Par Cyril Nourissat, EDIEC 

L’arrêt Goldbet Sportwetten GmbH (CJUE, 13 juin 2013, Goldbet Sportwetten GmbH, C-144/12) confirme l’existence progressive de ce que nous appelons un contentieux de la 2ème génération en matière de coopération judiciaire civile.

Si, depuis plus de 10 ans, la Cour de justice est régulièrement interrogée à titre préjudiciel en interprétation de tel ou tel règlement édicté au titre du volet civil de l’espace de liberté, de sécurité et de justice, plus rares sont les arrêts où elle est amenée à répondre à des questions tenant à l’articulation de ces règlements les uns avec les autres, dessinant ainsi par touches successives le substrat de cet espace judiciaire civil européen en construction.

Observation doit être faite que ces questions d’articulation sont délicates car si la lettre et l’esprit de l’ensemble des règlements semblent bien s’attacher à une logique de complémentarité, il n’en demeure pas moins que chaque règlement poursuit un objet et des finalités qui lui sont propres et que l’échelonnement dans le temps de l’entrée en application de ces textes est aussi révélateur d’une intégration différenciée par rapport aux droits procéduraux nationaux. L’exercice est donc assurément délicat et permet de conclure – à titre provisoire – que le règlement « Bruxelles I » occupe bien la place de règlement général, de règlement de droit commun, les autres règlements – et notamment le règlement « IPE » ici en cause – apparaissant comme autant de lex specialis.

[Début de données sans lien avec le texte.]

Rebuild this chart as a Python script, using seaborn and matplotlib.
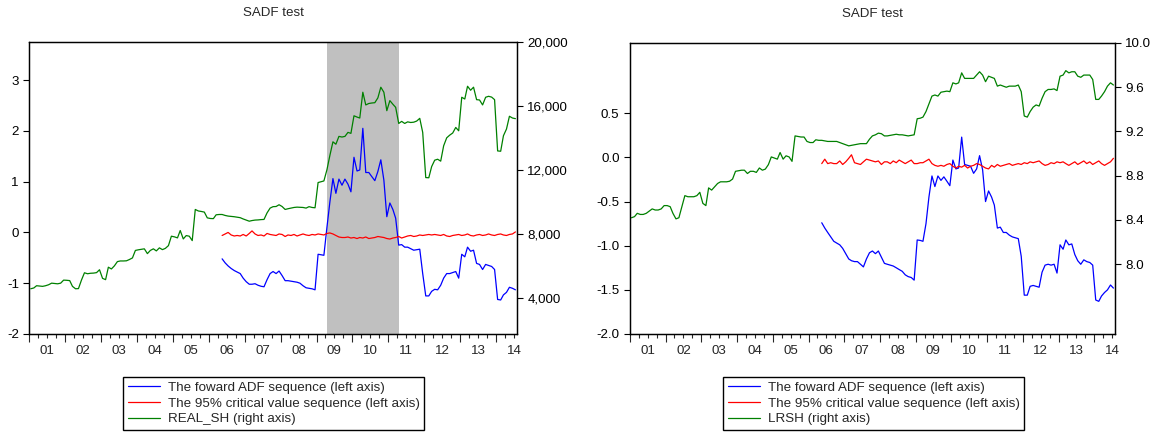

L’affaire est on ne peut plus classique. A la faveur d’une relation contractuelle nouée entre un ressortissant demeurant en Italie et une société de paris sportifs dont le siège est en Autriche, des difficultés d’exécution du contrat se font jour. La société va alors saisir la juridiction autrichienne compétente pour obtenir la délivrance d’une injonction de payer européenne. Le débiteur va, conformément au règlement, former opposition à cette injonction, notamment au motif que la somme réclamée est non fondée et non exigible. Auquel cas, et fort logiquement comme le prévoit le règlement « IPE » (art. 17), il est renvoyé à la juridiction civile autrichienne de droit commun pour trancher le litige. Devant cette dernière juridiction, le défendeur à l’injonction va alors – et pour la première fois – soutenir qu’en réalité seul le juge italien était compétent en tant que juge du lieu de l’exécution du contrat au sens de l’article 5 § 1 du règlement « Bruxelles I ». Pour sa part, la société de droit autrichien va arguer du fait qu’en se présentant pour s’opposer à l’IPE, et en n’ayant pas contesté dans son opposition la compétence internationale du tribunal autrichien, le défendeur à l’injonction se trouvait dans la situation d’avoir comparu volontairement au sens de l’article 24 du règlement « Bruxelles I », ce qui était de nature à fonder définitivement la compétence internationale du tribunal d’Innsbruck.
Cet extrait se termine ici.